1. We're to respect and treat others as we would like to be treated. But we don't have to agree with their lifestyle. In fact if we truly loved and wanted to help them we would talk to them about their lifestyle and try to get them to see that it is biblically and naturally wrong, but do it in a loving and respectful manner.
2. God loves the sinner but hates the sin. He does love each person and wants a relationship with them but if there is unconfessed sin in their life then a true relationship is impossible.
3. In Romans it speaks of "unatural relations" as being a sin...its not just in the old testament. I choose to support fairness for all as long as it edifies God, but special rights to make people feel better about themselves is not fair, and isn't right. Anyway, this is how I think and feel.

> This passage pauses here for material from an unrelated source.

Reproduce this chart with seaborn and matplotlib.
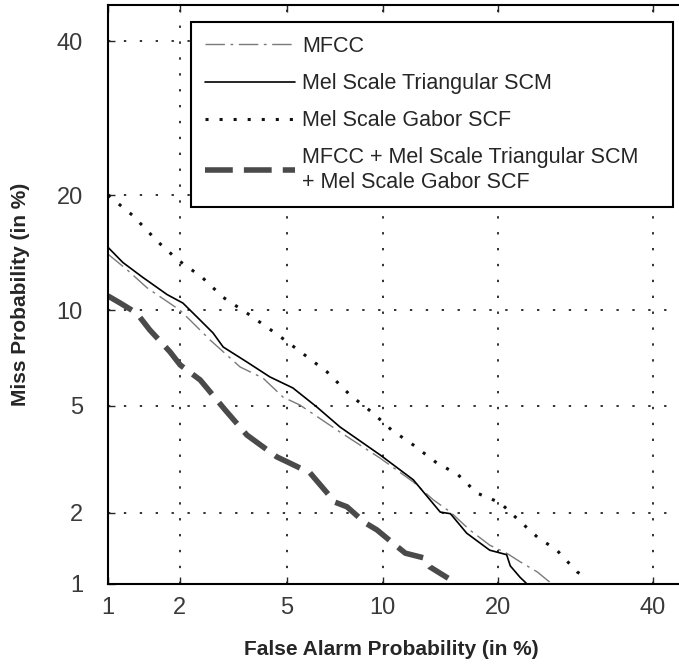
import numpy as np
import pandas as pd
import matplotlib
matplotlib.use("Agg")
import matplotlib.pyplot as plt
import seaborn as sns
from statistics import NormalDist

# ---- data (percent) ----
mfcc_fa = [1.0, 1.21, 1.47, 2.01, 2.63, 3.41, 4.12, 4.84, 5.52, 7.44, 9.82, 12.2, 13.8, 15.3, 17.1, 19.1, 20.9, 22.4, 24.4, 26.2]
mfcc_miss = [14.3, 13.0, 11.6, 10.0, 8.16, 6.71, 6.18, 5.34, 5.02, 4.04, 3.25, 2.64, 2.25, 2.01, 1.70, 1.47, 1.36, 1.25, 1.13, 1.0]

tri_fa = [1.0, 1.16, 1.41, 1.78, 2.06, 2.34, 2.70, 2.95, 3.61, 4.36, 5.23, 6.28, 7.44, 9.82, 12.2, 14.4, 15.3, 16.8, 19.1, 20.9, 21.3, 22.4, 23.2]
tri_miss = [14.9, 13.6, 12.4, 11.1, 10.5, 9.57, 8.57, 7.76, 6.96, 6.23, 5.73, 4.94, 4.21, 3.34, 2.69, 2.01, 1.98, 1.65, 1.40, 1.34, 1.20, 1.07, 1.0]

gabor_fa = [1.0, 1.28, 1.63, 1.97, 2.45, 2.95, 3.61, 4.65, 5.44, 6.77, 7.99, 9.37, 10.6, 12.2, 14.0, 16.0, 17.8, 20.2, 22.2, 24.4, 26.8, 29.4, 30.7]
gabor_miss = [20.0, 17.9, 15.4, 13.8, 12.4, 10.9, 9.82, 8.45, 7.60, 6.47, 5.43, 4.71, 4.11, 3.63, 3.14, 2.81, 2.39, 2.19, 1.87, 1.59, 1.40, 1.13, 1.06]

comb_fa = [1.0, 1.13, 1.33, 1.51, 1.83, 2.01, 2.41, 3.00, 3.61, 4.61, 5.11, 5.96, 7.18, 7.82, 8.87, 9.63, 10.7, 11.6, 13.0, 13.5, 15.1]
comb_miss = [11.0, 10.5, 9.82, 8.75, 7.49, 6.81, 6.09, 4.83, 3.94, 3.28, 3.11, 2.86, 2.20, 2.11, 1.82, 1.70, 1.50, 1.36, 1.30, 1.19, 1.06]

labels = ["MFCC", "Mel Scale Triangular SCM", "Mel Scale Gabor SCF",
          "MFCC + Mel Scale Triangular SCM\n+ Mel Scale Gabor SCF"]
tick_vals = [1, 2, 5, 10, 20, 40]
tick_labels = ["1", "2", "5", "10", "20", "40"]

# ---- probit scale ----
_nd = NormalDist()
_ppf = np.vectorize(lambda p: _nd.inv_cdf(p) if np.isfinite(p) else np.nan, otypes=[float])
_cdf = np.vectorize(lambda z: _nd.cdf(z) if np.isfinite(z) else np.nan, otypes=[float])


def fwd(pct):
    p = np.clip(np.asarray(pct, dtype=float) / 100.0, 1e-9, 1 - 1e-9)
    return _ppf(p)


def inv(z):
    return _cdf(np.asarray(z, dtype=float)) * 100.0


sns.set_style("ticks")
plt.rcParams["font.family"] = ["Liberation Sans", "DejaVu Sans"]

W, H = 679, 666
fig = plt.figure(figsize=(W / 100, H / 100), dpi=100)
ax = fig.add_axes([108 / W, 1 - 584 / H, 578.5 / W, 579 / H])
ax.set_xscale("function", functions=(fwd, inv))
ax.set_yscale("function", functions=(fwd, inv))

series = [
    (mfcc_fa, mfcc_miss, dict(color="#7a7a7a", linewidth=1.0, linestyle=(0, (14, 4, 2, 4)))),
    (tri_fa, tri_miss, dict(color="black", linewidth=1.2, linestyle="-")),
    (gabor_fa, gabor_miss, dict(color="#111111", linewidth=2.2, linestyle=(0, (1, 3.6)))),
    (comb_fa, comb_miss, dict(color="#4a4a4a", linewidth=4.0, linestyle=(0, (5, 2)))),
]
for (xs, ys, kw), lab in zip(series, labels):
    df = pd.DataFrame({"fa": xs, "miss": ys})
    sns.lineplot(data=df, x="fa", y="miss", sort=False, estimator=None,
                 ax=ax, label=lab, **kw)

ax.set_xlim(1, 45)
ax.set_ylim(1, 45.4)
ax.xaxis.set_major_locator(matplotlib.ticker.FixedLocator(tick_vals))
ax.yaxis.set_major_locator(matplotlib.ticker.FixedLocator(tick_vals))
ax.xaxis.set_minor_locator(matplotlib.ticker.NullLocator())
ax.yaxis.set_minor_locator(matplotlib.ticker.NullLocator())
ax.set_xticklabels(tick_labels)
ax.set_yticklabels(tick_labels)

ax.grid(True, linestyle=(0, (1.3, 7.5)), linewidth=1.3, color="#222222")
ax.set_axisbelow(True)
ax.tick_params(axis="both", which="both", direction="in", top=True, right=True,
               length=5, width=1, labelsize=17, labelcolor="#3a3a3a")
ax.tick_params(axis="y", pad=18)
ax.tick_params(axis="x", pad=9)
for s in ax.spines.values():
    s.set_linewidth(1.5)
    s.set_color("black")

ax.set_xlabel("False Alarm Probability (in %)", fontsize=15, fontweight="bold")
ax.set_ylabel("Miss Probability (in %)", fontsize=15, fontweight="bold")
ax.xaxis.set_label_coords(0.49, -0.097)
ax.yaxis.set_label_coords(-0.135, 0.5)

handles, labs = ax.get_legend_handles_labels()
leg = ax.legend(handles, labs, loc="upper left",
                bbox_to_anchor=(191 / W, 1 - 22 / H, (673 - 191) / W, 0.0),
                bbox_transform=fig.transFigure, mode="expand", borderaxespad=0,
                frameon=True, fancybox=False, edgecolor="black", framealpha=1,
                prop={"family": "Liberation Sans", "size": 15.5},
                handlelength=4.2, handletextpad=0.3, labelspacing=0.75, borderpad=0.65)
leg.get_frame().set_linewidth(1.5)

fig.savefig("out.png", dpi=100)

I guess you like being treated like crap eh? You are entitled to think and feel as you wish, but since I truly love you I have to tell you that you are biblicaly and naturally wrong in how you treat your neighbor, you have judged and will be judged, you cast stones but are not without sin, you are full of sinful pride in claiming to know the mind of god on the issue to the point you feel you can speak for him and tell others how they offend him...despite his son being quite silent on the issue...and his never advocating your rude behavior. Romans does not address homosexuality...no matter how much you wish it to. Neighbor.